Performance enhancement of single-slope solar still using phase change materials.

Freshwater scarcity appears clearly in coastal areas of Egypt despite the existence of a large amount of seawater around. Solar still is the cheapest and oldest way to desalinate seawater and brackish water. In the proposed study, single-slope solar still was examined in the climatic conditions of Qena, Egypt (Latitude: 26.16°, longitude: 32.71°). The purpose of the study was to analyze the energy storage behavior inside the phase change materials and to enhance the solar still productivity during both daytime and nighttime operation. The performance of the proposed solar still was tested under the use of phase change material (RT42PCM) with different quantities of 2, 4, and 6 kg in weight, which was placed inside the basin area. Furthermore, the optimum phase change material quantity was compared with simple conventional solar still without phase change material. The results showed that the productivity of the proposed solar still in the case of using 4-kg phase change material was higher than that for using 2-kg phase change material and 6-kg phase change material by about 18.6 and 27.7%, respectively.
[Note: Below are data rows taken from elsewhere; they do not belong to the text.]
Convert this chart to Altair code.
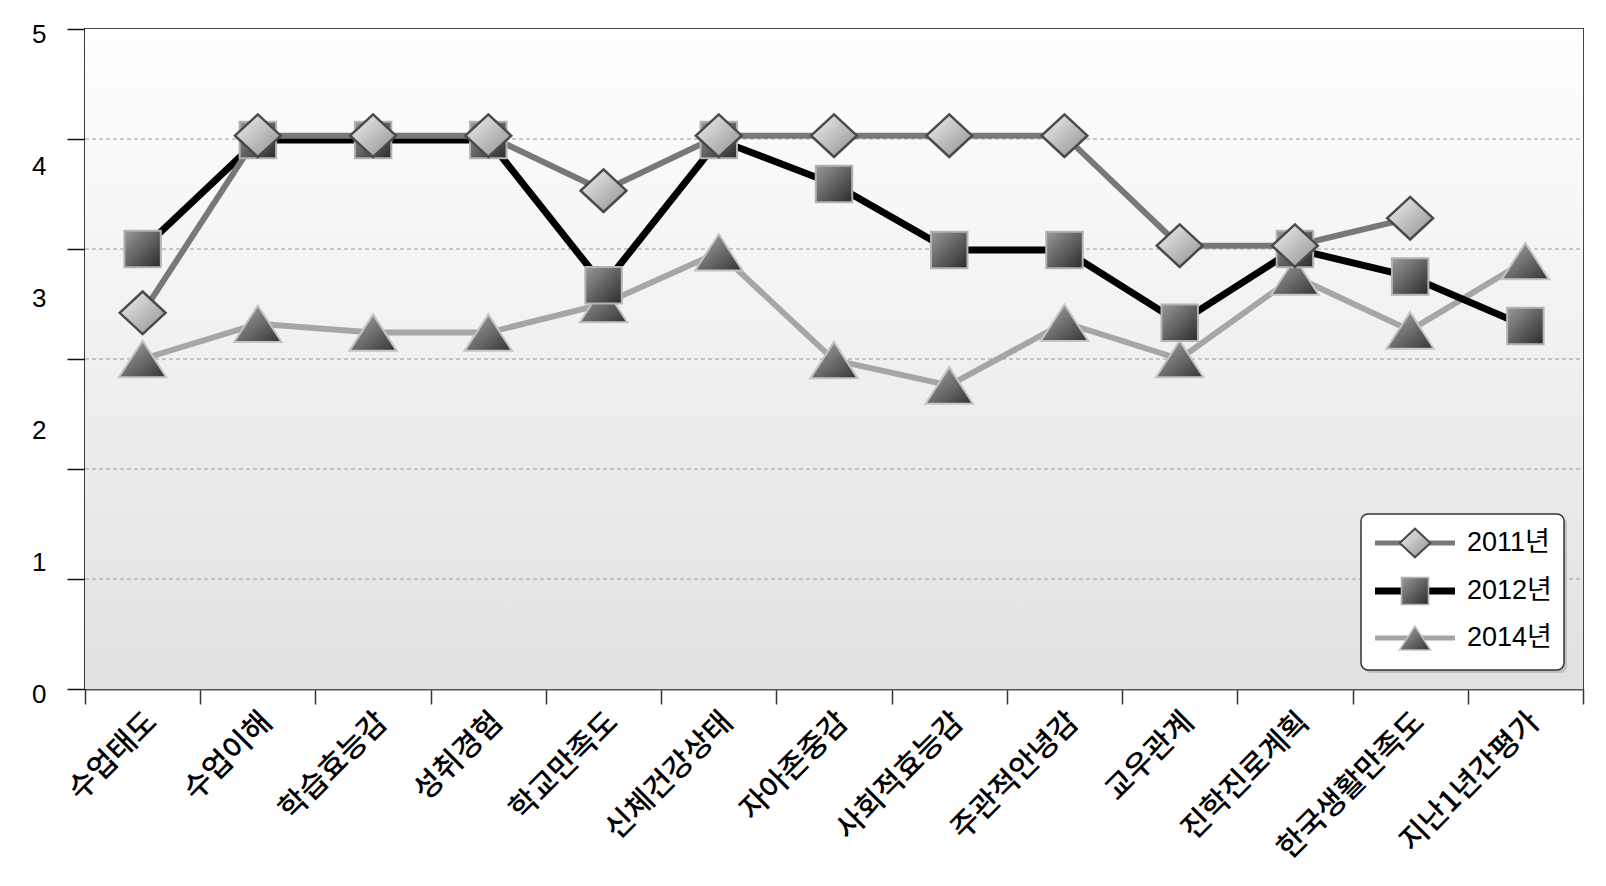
import json
import altair as alt
import pandas as pd

# ---------------- data ----------------
categories = ["수업태도", "수업이해", "학습효능감", "성취경험", "학교만족도", "신체건강상태",
              "자아존중감", "사회적효능감", "주관적안녕감", "교우관계", "진학진로계획",
              "한국생활만족도", "지난1년간평가"]
series_names = ["2011년", "2012년", "2014년"]
v2011 = [3.42, 5.03, 5.03, 5.03, 4.53, 5.03, 5.03, 5.03, 5.03, 4.03, 4.03, 4.28, None]
v2012 = [4.00, 4.99, 4.99, 4.99, 3.67, 4.99, 4.59, 3.99, 3.99, 3.33, 4.00, 3.75, 3.30]
v2014 = [3.00, 3.32, 3.24, 3.24, 3.50, 3.97, 2.99, 2.76, 3.33, 3.00, 3.75, 3.26, 3.89]
grid_values = [1, 2, 3, 4, 5]
y_tick_labels = ["0", "1", "2", "3", "4", "5"]

W, H = 1498, 660

rows = []
for name, vals in zip(series_names, [v2011, v2012, v2014]):
    for c, v in zip(categories, vals):
        if v is not None:
            rows.append({"category": c, "series": name, "value": v})
df = pd.DataFrame(rows)


def grad(c0, c1, x2=1, y2=1):
    return alt.Gradient(gradient="linear", x1=0, y1=0, x2=x2, y2=y2,
                        stops=[alt.GradientStop(offset=0, color=c0),
                               alt.GradientStop(offset=1, color=c1)])


DIAMOND = "M-1,0 L0,-0.93 L1,0 L0,0.93 Z"
TRI = "M0,-0.77 L1,0.77 L-1,0.77 Z"

styles = {
    "2011년": dict(line="#787878", lw=6, shape=DIAMOND, size=2100,
                  fill=grad("#f2f2f2", "#8e8e8e"), stroke="#4a4a4a", sw=2.5, lsize=950, llw=5),
    "2012년": dict(line="#000000", lw=7, shape="square", size=1330,
                  fill=grad("#9a9a9a", "#2a2a2a"), stroke="#b3b3b3", sw=2, lsize=730, llw=7),
    "2014년": dict(line="#a6a6a6", lw=6, shape=TRI, size=2250,
                  fill=grad("#ababab", "#333333"), stroke="#c4c4c4", sw=2, lsize=960, llw=5),
}

# y axis: ticks at the integer gridlines, labels 0..5 spread over the full height
label_pos = [round(1.2 * k, 6) for k in range(6)]
y_values = sorted(set(list(range(7)) + label_pos))
label_expr = ("abs(datum.value/1.2 - round(datum.value/1.2)) < 0.001 ? "
              + json.dumps(y_tick_labels) + "[round(datum.value/1.2)] : ''")
is_int = "abs(datum.value - round(datum.value)) < 0.001"

x_enc = alt.X("category:N", sort=categories,
              scale=alt.Scale(type="band", paddingInner=0, paddingOuter=0, domain=categories),
              axis=alt.Axis(title=None, labelAngle=-45, labelAlign="right", labelBaseline="middle",
                            labelFontSize=30, labelFont="Noto Sans CJK KR", labelColor="#000",
                            labelFontWeight=500, labelOffset=9,
                            labelPadding=13, labelLimit=0, tickBand="extent", tickSize=15,
                            tickColor="#333", tickWidth=1.5, domainColor="#555", domainWidth=2,
                            grid=False, labelOverlap=False))
y_scale = alt.Scale(domain=[0, 6], nice=False, zero=True)
y_enc = alt.Y("value:Q", scale=y_scale,
              axis=alt.Axis(title=None, values=y_values, labelExpr=label_expr,
                            labelOverlap=False, labelFontSize=26, labelFont="Liberation Sans",
                            labelColor="#000", labelPadding=21, labelOffset=5,
                            tickSize=18, tickColor="#111", tickWidth=1.5,
                            tickOpacity={"condition": {"test": is_int, "value": 1}, "value": 0},
                            domainColor="#222", domainWidth=1.5, grid=False))

one = pd.DataFrame({"k": [0]})

bg = alt.Chart(one).mark_rect(fill=grad("#ffffff", "#e1e1e1", x2=0, y2=1)).encode(
    x=alt.value(0), x2=alt.value(W), y=alt.value(0), y2=alt.value(H))

grid = alt.Chart(pd.DataFrame({"value": grid_values})).mark_rule(
    color="#9a9a9a", strokeDash=[4, 3], strokeWidth=1).encode(
    y=y_enc, x=alt.value(0), x2=alt.value(W))

layers = [bg, grid]
order = ["2014년", "2012년", "2011년"]
for s in order:
    st = styles[s]
    layers.append(alt.Chart(df).transform_filter(alt.datum.series == s).mark_line(
        color=st["line"], strokeWidth=st["lw"], strokeJoin="miter").encode(x=x_enc, y=y_enc))
for s in order:
    st = styles[s]
    layers.append(alt.Chart(df).transform_filter(alt.datum.series == s).mark_point(
        shape=st["shape"], size=st["size"], filled=True, fill=st["fill"], stroke=st["stroke"],
        strokeWidth=st["sw"], opacity=1).encode(x=x_enc, y=y_enc))

# legend box
LX0, LY0, LX1, LY1 = 1276, 485, 1479, 641
layers.append(alt.Chart(one).mark_rect(fill="#9a9a9a", opacity=0.45, cornerRadius=7).encode(
    x=alt.value(LX0 + 3), x2=alt.value(LX1 + 3), y=alt.value(LY0 + 3), y2=alt.value(LY1 + 3)))
layers.append(alt.Chart(one).mark_rect(fill="#ffffff", stroke="#333333", strokeWidth=1.5,
                                       cornerRadius=7).encode(
    x=alt.value(LX0), x2=alt.value(LX1), y=alt.value(LY0), y2=alt.value(LY1)))
row_y = [514, 562, 609]
for s, ry in zip(series_names, row_y):
    st = styles[s]
    d = pd.DataFrame({"label": [s]})
    layers.append(alt.Chart(d).mark_rule(color=st["line"], strokeWidth=st["llw"]).encode(
        x=alt.value(1290), x2=alt.value(1370), y=alt.value(ry)))
    layers.append(alt.Chart(d).mark_point(shape=st["shape"], size=st["lsize"], filled=True,
                                          fill=st["fill"], stroke=st["stroke"],
                                          strokeWidth=st["sw"] * 0.8, opacity=1).encode(
        x=alt.value(1330), y=alt.value(ry)))
    layers.append(alt.Chart(d).mark_text(align="left", baseline="middle", fontSize=27,
                                         font="Liberation Sans, Noto Sans CJK KR",
                                         color="#000").encode(
        x=alt.value(1382), y=alt.value(ry), text="label:N"))

chart = alt.layer(*layers).properties(
    width=W, height=H,
    autosize=alt.AutoSizeParams(type="none"),
    padding={"left": 85, "top": 29, "right": 23, "bottom": 197},
    background="#ffffff",
).configure_view(stroke="#444444", strokeWidth=2)

chart.save("out.html", embed_options={"renderer": "svg", "actions": False})
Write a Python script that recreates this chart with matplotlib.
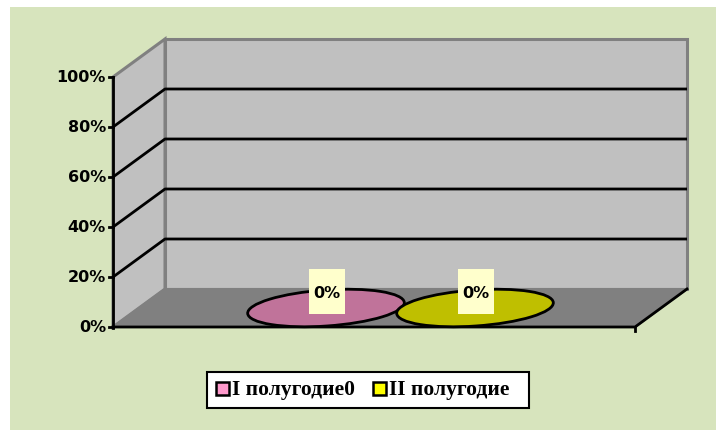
import matplotlib
matplotlib.use("Agg")
import matplotlib.pyplot as plt
from matplotlib.patches import Polygon, Ellipse, Rectangle

# Data
categories = ["I полугодие0", "II полугодие"]
values = [0.0, 0.0]
value_labels = ["0%", "0%"]
y_ticks = [0.0, 0.2, 0.4, 0.6, 0.8, 1.0]
y_tick_labels = ["0%", "20%", "40%", "60%", "80%", "100%"]

W, H = 716, 430
fig = plt.figure(figsize=(W / 100, H / 100), dpi=100)
fig.patch.set_facecolor("white")
ax = fig.add_axes([0, 0, 1, 1])
ax.set_xlim(0, W)
ax.set_ylim(H, 0)
ax.axis("off")

# chart area background
ax.add_patch(Rectangle((10, 7), W - 10, H - 7, facecolor="#D7E4BD", edgecolor="none", zorder=0))

# 3D box geometry (pixel space)
x0, x1 = 113, 635          # front floor edge
y_base, y_top = 327, 77    # 0% and 100% on the front axis
dx, dy = 52, -38           # depth offset
scale = y_base - y_top


def yv(v):
    return y_base - v * scale


# back wall
ax.add_patch(Polygon([(x0 + dx, y_top + dy), (x1 + dx, y_top + dy),
                      (x1 + dx, y_base + dy), (x0 + dx, y_base + dy)],
                     closed=True, facecolor="#C0C0C0", edgecolor="#808080", lw=2.2, zorder=1))
# side wall
ax.add_patch(Polygon([(x0, y_top), (x0 + dx, y_top + dy), (x0 + dx, y_base + dy), (x0, y_base)],
                     closed=True, facecolor="#C0C0C0", edgecolor="#808080", lw=2.2, zorder=1))
# floor
ax.add_patch(Polygon([(x0, y_base), (x0 + dx, y_base + dy), (x1 + dx, y_base + dy), (x1, y_base)],
                     closed=True, facecolor="#808080", edgecolor="#808080", lw=1.5, zorder=1))

# gridlines on side and back walls
for t in y_ticks[1:-1]:
    y = yv(t)
    ax.plot([x0, x0 + dx, x1 + dx], [y, y + dy, y + dy], color="black", lw=2, zorder=2,
            solid_capstyle="butt")

# floor front and right edges
ax.plot([x0, x1, x1 + dx], [y_base, y_base, y_base + dy], color="black", lw=2, zorder=2)
ax.plot([x1, x1], [y_base, y_base + 4], color="black", lw=2, zorder=2)

# vertical axis with ticks
ax.plot([x0, x0], [y_base + 1, y_top], color="black", lw=2, zorder=3)
for t, lab in zip(y_ticks, y_tick_labels):
    y = yv(t)
    ax.plot([x0 - 4, x0], [y, y], color="black", lw=2, zorder=3)
    ax.text(x0 - 7, y + 1, lab, ha="right", va="center", fontsize=11.5, fontweight="bold",
            family="DejaVu Sans", color="black", zorder=3)

# cylinders
colors = ["#C0739A", "#BFBF00"]
centers_x = [326, 475]
depth_y = 308
ew, eh = 157, 36
for cx, v, col, lab in zip(centers_x, values, colors, value_labels):
    h = v * scale
    yb = depth_y
    yt = depth_y - h
    if h > 0:
        ax.add_patch(Ellipse((cx, yb), ew, eh, angle=-4, facecolor=col, edgecolor="black", lw=2, zorder=4))
        ax.add_patch(Rectangle((cx - ew / 2, yt), ew, h, facecolor=col, edgecolor="none", zorder=4))
    ax.add_patch(Ellipse((cx, yt), ew, eh, angle=-4, facecolor=col, edgecolor="black", lw=2, zorder=5))
    bx, by = cx + 1, yt - 16
    ax.add_patch(Rectangle((bx - 18, by - 23), 36, 45, facecolor="#FFFFCC", edgecolor="none", zorder=6))
    ax.text(bx, by + 1, lab, ha="center", va="center", fontsize=11.5, fontweight="bold",
            family="DejaVu Sans", color="black", zorder=7)

# legend
ax.add_patch(Rectangle((207, 372), 322, 36, facecolor="white", edgecolor="black", lw=1.5, zorder=5))
legend_colors = ["#FF99CC", "#FFFF00"]
lx = [216, 373]
for x, col, name in zip(lx, legend_colors, categories):
    ax.add_patch(Rectangle((x, 382), 13, 13, facecolor=col, edgecolor="black", lw=1.8, zorder=6))
    ax.text(x + 16, 389.5, name, ha="left", va="center", fontsize=15.5, fontweight="bold",
            family="Liberation Serif", color="black", zorder=6)

fig.savefig("out.png", dpi=100)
Moreover, the average daily efficiency is 68, 57.2, and 53.6%, respectively. The use of 4-kg phase change material in the basin caused an enhancement in the proposed solar still productivity by about 29.7% and the average daily efficiency was 66.7 and 51.5%, respectively, in comparison with simple solar still without phase change material. It was additionally seen that in the case of using phase change material, more yield was gotten over during the nighttime and the average basin water temperature was increased due to its high ability to store thermal energy inside. Furthermore, the produced freshwater could be used in different life applications, because of its appropriate ranges of total dissolved solids, pH, hardness, and water clarity.